Mahkemece, davanın kısmen kabulüne, 24.330,00 TL katkı payı alacağının karar tarihinden geçerli yasal faiziyle birlikte davalıdan alınmasına, karar verilmesi üzerine; hüküm, süresi içerisinde davacı vekili ve davalı vekili tarafından temyiz edilmiştir.
Taraflar, 01.09.1992 tarihinde evlenmiş, 02.12.2008 tarihinde açılan boşanma davasının kabulüne ilişkin hükmün 08.07.2010 tarihinde kesinleşmesiyle boşanmışlardır. Eşler arasında başka mal rejimi seçilmediğinden 01.01.2002 tarihine kadar mal ayrılığı (TKM.nin 170. m), bu tarihten mal rejiminin sona erdiği boşanma davasının açıldığı tarihe kadar (TMK.nun 225/2. m) yasal mal rejimi olan edinilmiş mallara katılma rejimi geçerlidir (TMK.nun 202.m). Dava konusu edilen 182 ada 3 parsel numaralı taşınmaz 02.10.2006 tarihinde satın almak suretiyle davalı adına tapuya tescil edilmiştir.
1- Dosya kapsamına dava evrakı ile yargılama tutanakları içeriğine, mahkemece deliller değerlendirilerek karar verildiğine ve takdirde de bir isabetsizlik bulunmadığına göre, davacı vekilinin ve davalı vekilinin aşağıda gösterilen nedenler dışındaki sair temyiz itirazlarının reddine,
2- Dava konusu taşınmaza ilişkin kurulan hükme yönelik temyiz itirazının incelenmesinden; Mahkemece, 182 ada 3 parsel sayılı taşınmazın tapuya kaydolunduğu tarih esas alınarak davacının mal rejiminin tasfiyesinden kaynaklanan alacağına ilişkin hesaplama yapılmış ise de; toplanan deliller ve tüm dosya kapsamından taşınmazın 1997 senesinde parası ödenerek davalı tarafından haricen satın alındığı, ancak tapuda 10 yıl devir yasağı bulunması nedeniyle resmi devir işlemlerinin 2006 yılında gerçekleştirilebildiği anlaşılmakla mal rejiminin tasfiyesi yönünden taşınmazın edinme tarihinin 1997 yılı olduğunun kabulü gerekmektedir.
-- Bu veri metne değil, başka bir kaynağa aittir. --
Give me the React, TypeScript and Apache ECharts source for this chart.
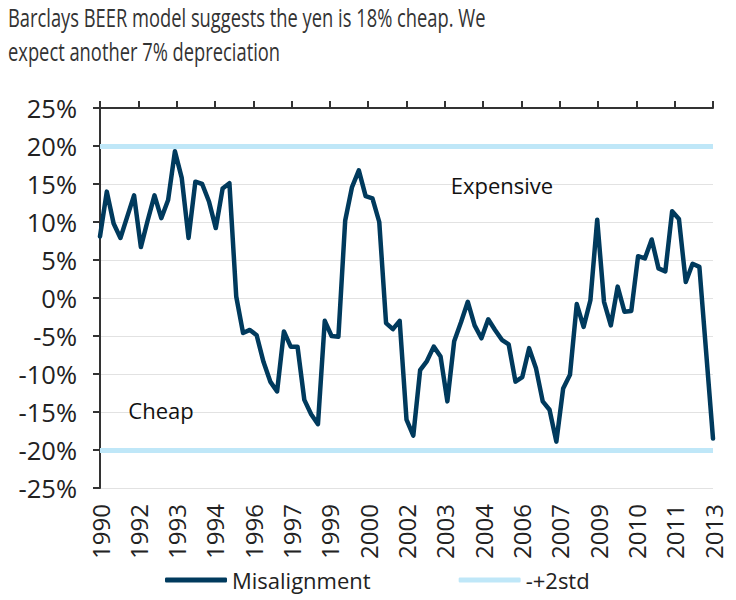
import React, { useEffect, useRef } from "react";
import * as echarts from "echarts";

const titleLines = [
  "Barclays BEER model suggests the yen is 18% cheap. We",
  "expect another 7% depreciation",
];

// Misalignment (%), one value per period
const misalignment = [
  8.1, 14.0, 9.8, 7.9, 10.7, 13.5, 6.7, 10.2, 13.5, 10.5,
  12.9, 19.3, 15.8, 7.9, 15.3, 15.0, 12.7, 9.2, 14.4, 15.1,
  0.2, -4.6, -4.2, -4.9, -8.4, -11.0, -12.3, -4.4, -6.4, -6.4,
  -13.4, -15.3, -16.6, -3.0, -5.0, -5.1, 10.2, 14.6, 16.8, 13.4,
  13.1, 10.0, -3.3, -4.1, -3.0, -16.0, -18.1, -9.5, -8.3, -6.4,
  -7.7, -13.6, -5.7, -3.2, -0.5, -3.6, -5.3, -2.8, -4.2, -5.5,
  -6.1, -11.0, -10.4, -6.6, -9.2, -13.6, -14.7, -18.9, -11.9, -10.1,
  -0.8, -3.8, -0.3, 10.3, -0.5, -3.6, 1.5, -1.8, -1.7, 5.5,
  5.2, 7.7, 3.9, 3.5, 11.4, 10.4, 2.1, 4.5, 4.1, -7.2,
  -18.5,
];

// +/- 2 standard deviation band (%)
const stdBand = [20, -20];

const xTickLabels = [
  "1990", "1992", "1993", "1994", "1996", "1997", "1999", "2000", "2002",
  "2003", "2004", "2006", "2007", "2009", "2010", "2011", "2013",
];

const yMin = -25;
const yMax = 25;
const yStep = 5;

const annotations = [
  { text: "Expensive", x: 502, y: 185 },
  { text: "Cheap", x: 161, y: 410 },
];

const NAVY = "#003a5d";
const LIGHT = "#bfe7f8";
const FONT = "'Open Sans', 'Noto Sans', sans-serif";

export default function App() {
  const ref = useRef<HTMLDivElement>(null);

  useEffect(() => {
    if (!ref.current) return;
    const chart = echarts.init(ref.current, null, { renderer: "svg" });
    const lastIdx = xTickLabels.length - 1;
    chart.setOption({
      animation: false,
      backgroundColor: "#ffffff",
      textStyle: { fontFamily: FONT },
      legend: {
        left: 160,
        top: 564,
        icon: "roundRect",
        itemWidth: 62,
        itemHeight: 5,
        itemGap: 88,
        textStyle: { fontFamily: FONT, fontSize: 22, color: "#222222" },
        data: ["Misalignment", "-+2std"],
      },
      grid: { left: 100, right: 23, top: 108, bottom: 112, containLabel: false },
      xAxis: [
        {
          type: "category",
          boundaryGap: false,
          data: misalignment.map((_, i) => String(i)),
          show: false,
        },
        {
          type: "value",
          min: 0,
          max: lastIdx,
          interval: 1,
          axisLine: { show: true, onZero: true, lineStyle: { color: "#333333", width: 2 } },
          axisTick: { show: true, length: 7, lineStyle: { color: "#333333", width: 2 } },
          axisLabel: { show: false },
          splitLine: { show: false },
        },
        {
          type: "value",
          min: 0,
          max: lastIdx,
          interval: 1,
          position: "bottom",
          axisLine: { show: false, onZero: false },
          axisTick: { show: false },
          splitLine: { show: false },
          axisLabel: {
            show: true,
            rotate: 90,
            margin: 16,
            fontFamily: FONT,
            fontSize: 24,
            color: "#222222",
            formatter: (v: number) => xTickLabels[Math.round(v)] ?? "",
          },
        },
      ],
      yAxis: {
        type: "value",
        min: yMin,
        max: yMax,
        interval: yStep,
        axisLine: { show: true, onZero: false, lineStyle: { color: "#333333", width: 2 } },
        axisTick: { show: true, length: 7, lineStyle: { color: "#333333", width: 2 } },
        axisLabel: {
          margin: 23,
          fontFamily: FONT,
          fontSize: 25.5,
          color: "#222222",
          formatter: (v: number) => `${v}%`,
        },
        splitLine: { show: true, lineStyle: { color: "#e2e2e2", width: 1 } },
      },
      graphic: [
        {
          type: "text",
          x: 8,
          y: 0,
          scaleX: 0.705,
          style: {
            text: titleLines.join("\n"),
            fontFamily: FONT,
            fontSize: 26,
            lineHeight: 34,
            fill: "#333333",
            align: "left",
            verticalAlign: "top",
          },
          z: 10,
        },
        ...annotations.map((a) => ({
          type: "text",
          x: a.x,
          y: a.y,
          style: {
            text: a.text,
            fontFamily: FONT,
            fontSize: 22,
            fill: "#111111",
            align: "center",
            verticalAlign: "middle",
          },
          z: 10,
        })),
      ],
      series: [
        {
          name: "-+2std",
          type: "line",
          xAxisIndex: 0,
          data: [],
          itemStyle: { color: LIGHT },
          lineStyle: { color: LIGHT, width: 5 },
          markLine: {
            silent: true,
            symbol: "none",
            label: { show: false },
            lineStyle: { color: LIGHT, width: 5, type: "solid" },
            data: stdBand.map((v) => ({ yAxis: v })),
          },
          z: 2,
        },
        {
          name: "Misalignment",
          type: "line",
          xAxisIndex: 0,
          data: misalignment,
          showSymbol: false,
          symbol: "none",
          itemStyle: { color: NAVY },
          lineStyle: { color: NAVY, width: 4.5, join: "round", cap: "round" },
          z: 5,
        },
      ],
    });
    return () => chart.dispose();
  }, []);

  return (
    <div
      ref={ref}
      style={{ width: 736, height: 600, marginTop: -8, marginLeft: -8 }}
    />
  );
}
Davaya konu arsa üzerindeki binanın yapıldığı tarihin, uygulanacak mal rejiminin kurallarının tespiti bakımından önem arz etmektedir. Mahkemece, su, telefon, abonelik tarihlerinden belediye ruhsat ve muhtarlık kayıtlarından yararlanılarak, taraf tanıklarından sorularak belirlemeye çalışılmalıdır. Belirlenecek tarihe göre hesaplamanın 743 sayılı TKM"nin yahut 4271 sayılı TMK ilgili hükümlerinde usullere göre yapılması gerekirken eksik inceleme ile hüküm tesisi isabetli olmamıştır.
3-Davalıya ait aracın değerinin mahsup edilmesine yönelik temyiz itirazlarının incelenmesinden; TMK"nun 236/1-son cümlesine göre, takas amir hüküm niteliğinde olup, istekle bağlılık ilkesi gözönünde bulundurularak değerlendirilmesi görüşü Dairece benimsenmektedir. Ne var ki somut olayda, davacı tarafça takas definde bulunulmamış yada usulüne uygun açılmış bir karşı dava bulunmadığı halde; Mahkemece varmış gibi kabul edilerek aracın değerinin hesaplamaya katılarak mahsup yapılması doğru değildir.
SONUÇ: Temyiz olunan kararın yukarıda (2) ve (3) bentlerde gösterilen nedenlerle yazılı temyiz itirazları yerinde görüldüğünden kabulü ile hükmün 6100 sayılı HMK"nun Geçici 3. maddesi yollaması ile HUMK’nun 428. maddesi uyarınca BOZULMASINA, öteki temyiz itirazlarının (1) nolu bentte gösetirilen nedenlerle reddine, taraflarca HUMK"nun 388/4. (HMK m.297/ç) ve HUMK"nun 440/I maddeleri gereğince Yargıtay Daire ilamının tebliğinden itibaren ilama karşı 15 gün içinde karar düzeltme isteğinde bulunulabileceğine ve 1.034,60 TL peşin harcın istek halinde davacıya, 361,30 TL"nin de istek halinde davalıya iadesine 27.04.2015 tarihinde oybirliğiyle karar verildi.